The novel focuses on Duncan, Annie and Tucker. Duncan is an obsessive music fan who receives a CD of ‘Juliet, Naked’ by his all time favourite artist, Tucker Crowe. Annie, Duncan’s girlfriend listens to the CD first and expresses immediate dislike for it. Duncan posts a raving review on his fan site, and Annie posts her own opinions. Tucker contacts Annie and the novel starts to unravel from here.
Tucker has been a bit of a player and has 5 children, from 4 different relationships. The youngest, Jackson, is the only child he sees. Lizzie prepares to visit her father because she was pregnant. There’s always a feeling of disappointment regarding Lizzie and Tucker. It’s a fair statement that he is not a consistent father figure. I found it quite hard to relate to Tucker because of this.
Meanwhile, Duncan meets a new work colleague called Gina. They have sex, thus making Duncan a cheater. He talks to Annie the next day and confesses. She kicks him out. Something that should be brimming with emotion, I personally think felt a bit blah. I didn’t feel like that there was any emotion. The narrative remained flat. I didn’t feel anything when I know I should have.
This lack of feeling continued when it was revealed that Lizzie lost her baby. Such an emotive issue could have been developed more to get a reaction from the reader. Tucker flies to London from America to see her, but ends up having a heart attack. This means he couldn’t meet Annie, but this is quickly resolved. Awkwardness then follows as Lizzie invites all his children and ex-wives to visit for a family reunion.

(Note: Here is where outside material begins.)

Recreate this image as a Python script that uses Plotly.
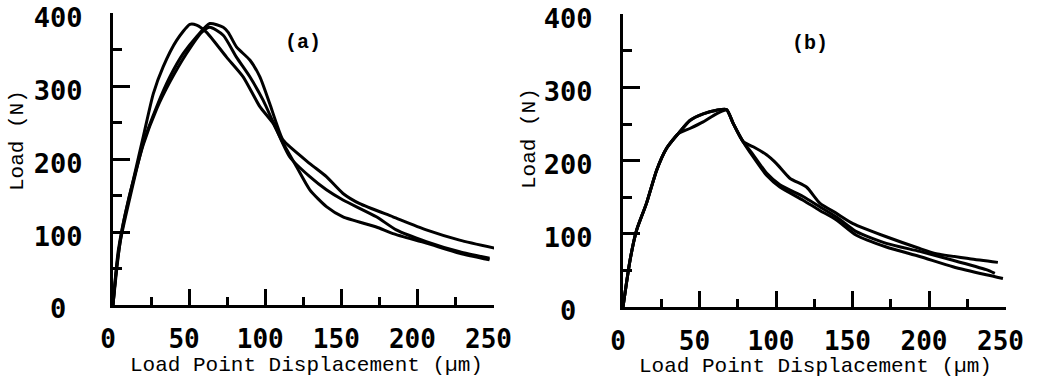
import plotly.graph_objects as go

# ---- Panel (a) data: displacement (um), load (N)
a1_x = [0, 2.4, 6.8, 13.3, 19.9, 26.5, 33.0, 41.8, 50.5, 54.9, 61.5, 74.6, 85.5, 96.5, 105.2, 111.8, 120.5, 129.3, 140.2, 151.1, 173.0, 183.9, 205.8, 227.7, 247.4]
a1_y = [0, 52, 112, 171, 231, 290, 327, 363, 385, 384, 374, 340, 313, 272, 249, 222, 190, 158, 135, 121, 107, 98, 85, 71, 62]
a2_x = [0, 4.6, 11.2, 19.9, 28.7, 37.4, 46.2, 54.9, 63.6, 72.4, 75.7, 81.1, 89.9, 96.5, 103.0, 107.4, 111.8, 129.3, 140.2, 151.1, 162.1, 183.9, 205.8, 227.7, 250.7]
a2_y = [0, 85, 148, 222, 272, 313, 345, 368, 386, 381, 374, 354, 336, 313, 276, 249, 226, 194, 176, 153, 139, 121, 103, 89, 78]
a3_x = [0, 3.5, 10.1, 19.9, 28.7, 37.4, 48.3, 58.2, 63.6, 72.4, 81.1, 89.9, 98.6, 105.2, 116.1, 129.3, 140.2, 151.1, 173.0, 186.1, 205.8, 227.7, 247.4]
a3_y = [0, 75, 144, 220, 269, 306, 345, 374, 381, 370, 340, 313, 281, 251, 203, 176, 158, 144, 121, 103, 87, 73, 64]

# ---- Panel (b) data
b1_x = [0, 4.6, 8.9, 15.4, 22.0, 28.5, 36.1, 43.7, 52.4, 61.1, 67.7, 72.0, 78.5, 85.1, 93.8, 102.5, 117.7, 128.6, 139.5, 152.5, 172.1, 193.9, 215.6, 237.4, 248.3]
b1_y = [0, 64, 105, 142, 187, 217, 237, 244, 253, 264, 269, 251, 226, 205, 180, 164, 146, 132, 119, 98, 82, 69, 55, 44, 39]
b2_x = [0, 4.6, 8.9, 15.4, 22.0, 28.5, 36.1, 43.7, 52.4, 61.1, 67.7, 72.0, 78.5, 85.1, 93.8, 100.3, 109.0, 119.9, 128.6, 139.5, 150.3, 172.1, 193.9, 204.7, 226.5, 245.0]
b2_y = [0, 64, 105, 142, 187, 217, 237, 255, 264, 269, 270, 251, 226, 219, 208, 196, 176, 164, 142, 128, 114, 96, 80, 73, 66, 61]
b3_x = [0, 4.6, 8.9, 15.4, 22.0, 28.5, 36.1, 43.7, 52.4, 61.1, 67.7, 72.0, 78.5, 85.1, 93.8, 102.5, 117.7, 128.6, 139.5, 152.5, 172.1, 193.9, 215.6, 237.4, 243.0]
b3_y = [0, 64, 105, 142, 187, 217, 237, 255, 264, 269, 270, 251, 226, 208, 183, 167, 151, 137, 123, 103, 87, 76, 64, 51, 46]

x_tickvals = [0, 50, 100, 150, 200, 250]
x_ticktext = ["0", "50", "100", "150", "200", "250"]
y_tickvals = [0, 100, 200, 300, 400]
y_ticktext = ["0\u00a0", "100", "200", "300", "400"]

panel_labels = ["(a)", "(b)"]
x_title = "Load Point Displacement (\u00b5m)"
y_title = "Load (N)"

MONO = "Liberation Mono, Courier New, monospace"
XTICKFONT = dict(family="DejaVu Sans Mono", size=26, color="black", weight="bold")
YTICKFONT = dict(family="DejaVu Sans Mono", size=27, color="black", weight="bold")
TITLEFONT = dict(family=MONO, size=21, color="black")

fig = go.Figure()
line_style = dict(color="black", width=3)
for xs, ys in [(a1_x, a1_y), (a2_x, a2_y), (a3_x, a3_y)]:
    fig.add_trace(go.Scatter(x=xs, y=ys, mode="lines", line=dict(**line_style, shape="spline", smoothing=0.6),
                             xaxis="x", yaxis="y", showlegend=False, cliponaxis=False))
for xs, ys in [(b1_x, b1_y), (b2_x, b2_y), (b3_x, b3_y)]:
    fig.add_trace(go.Scatter(x=xs, y=ys, mode="lines", line=dict(**line_style, shape="spline", smoothing=0.6),
                             xaxis="x2", yaxis="y2", showlegend=False, cliponaxis=False))

W, H = 1043, 386

def xax(d0, d1, anchor):
    return dict(domain=[d0 / W, d1 / W], range=[0, 250.3], anchor=anchor, automargin=False,
                showline=True, linewidth=3, linecolor="black", showgrid=False, zeroline=False,
                tickmode="array", tickvals=x_tickvals, ticktext=x_ticktext,
                ticks="inside", ticklen=16, tickwidth=2.5, tickcolor="black",
                minor=dict(dtick=25, ticks="inside", ticklen=8, tickwidth=2.5, tickcolor="black", showgrid=False),
                tickfont=XTICKFONT, ticklabelstandoff=9, ticklabelshift=-5, ticklabeloverflow="allow")

def yax(top, bot, anchor):
    return dict(domain=[(H - bot) / H, (H - top) / H], range=[0, 400.5], anchor=anchor, automargin=False,
                showline=True, linewidth=3, linecolor="black", showgrid=False, zeroline=False,
                tickmode="array", tickvals=y_tickvals, ticktext=y_ticktext,
                ticks="inside", ticklen=17, tickwidth=2.5, tickcolor="black",
                minor=dict(dtick=50, ticks="inside", ticklen=9, tickwidth=2.5, tickcolor="black", showgrid=False),
                tickfont=YTICKFONT, ticklabelstandoff=22, ticklabelshift=4, ticklabeloverflow="allow")

fig.update_layout(
    width=W, height=H,
    margin=dict(l=0, r=0, t=0, b=0),
    paper_bgcolor="white", plot_bgcolor="white",
    xaxis=xax(113, 494, "y"),
    yaxis=yax(13, 305, "x"),
    xaxis2=xax(623, 1006, "y2"),
    yaxis2=yax(14, 307, "x2"),
    annotations=[
        dict(text=panel_labels[0], x=125, y=360, xref="x", yref="y", showarrow=False,
             font=dict(family=MONO, size=20, color="black", weight="bold")),
        dict(text=panel_labels[1], x=122, y=360, xref="x2", yref="y2", showarrow=False,
             font=dict(family=MONO, size=20, color="black", weight="bold")),
        # axis titles
        dict(text=x_title, x=306 / W, y=1 - 365 / H, xref="paper", yref="paper", showarrow=False,
             xanchor="center", yanchor="middle", font=TITLEFONT),
        dict(text=x_title, x=815 / W, y=1 - 366 / H, xref="paper", yref="paper", showarrow=False,
             xanchor="center", yanchor="middle", font=TITLEFONT),
        dict(text=y_title, x=17 / W, y=1 - 141 / H, xref="paper", yref="paper", showarrow=False,
             xanchor="center", yanchor="middle", textangle=-90, font=TITLEFONT),
        dict(text=y_title, x=530 / W, y=1 - 139 / H, xref="paper", yref="paper", showarrow=False,
             xanchor="center", yanchor="middle", textangle=-90, font=TITLEFONT),
    ],
)

fig.write_html("out.html")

The sub-plot running through the novel surrounds Tucker’s daughter Grace. Hornby reveals why Tucker famously ended his career and vanished for years. Grace is that reason. Tucker hasn’t met her at this point in the story. Again the blasé treatment of a dad who has essentially abandoned all but one of his children is rather frustrating.
Annie visits him in hospital and Tucker, to dodge the family reunion of all his ex partners and children, they go to Gooleness. I did enjoy the links and descriptions of the North. These did feel rather realistic. They discuss his music; Tucker sees it as inauthentic rubbish, whilst Annie thinks it’s deep and meaningful. She admits she was in a relationship for Duncan, who Tucker knows from the fan website. Eventually they meet (after an awkward encounter where Duncan doesn’t believe who he is).
Back to the sub plot… Grace calls Tucker. Amazingly (I really don’t understand how or why) she says she understands how he and she can’t be close because it would mean giving up ‘Juliet’. Again I found this quite frustrating. I just don’t get how she could be so accepting. Maybe because she’s never really had him around?
Annie admits she has feelings for Tucker and they end up having sex. She says she’s used a contraceptive, but that is a lie. The lack of children from her 15 year relationship with Duncan is clearly chipping away at her. Tucker and Jackson return to America. Annie wants to sell her house and join them.
The hardcore fans of the Tucker website receive a new release from Tucker, which they all hate. Only one member shays she and her husband like it, compared to Juliet, Naked, which they found too gloomy.
I feel like I’ve been harsh here. Don’t get me wrong, there’s something about Hornby’s ability as a writer. They are addictive. You can’t not read them. I have read 3 Hornby books in the past few months! They flow, they are easy and quick to read. I just couldn’t connect with any characters here. I was looking for more emotion, for something I could relate to. I’ve never been a hardcore follower of music, so I couldn’t really relate to that theme either. I’m willing to accept that it’s me. But, this book just didn’t really do it for me.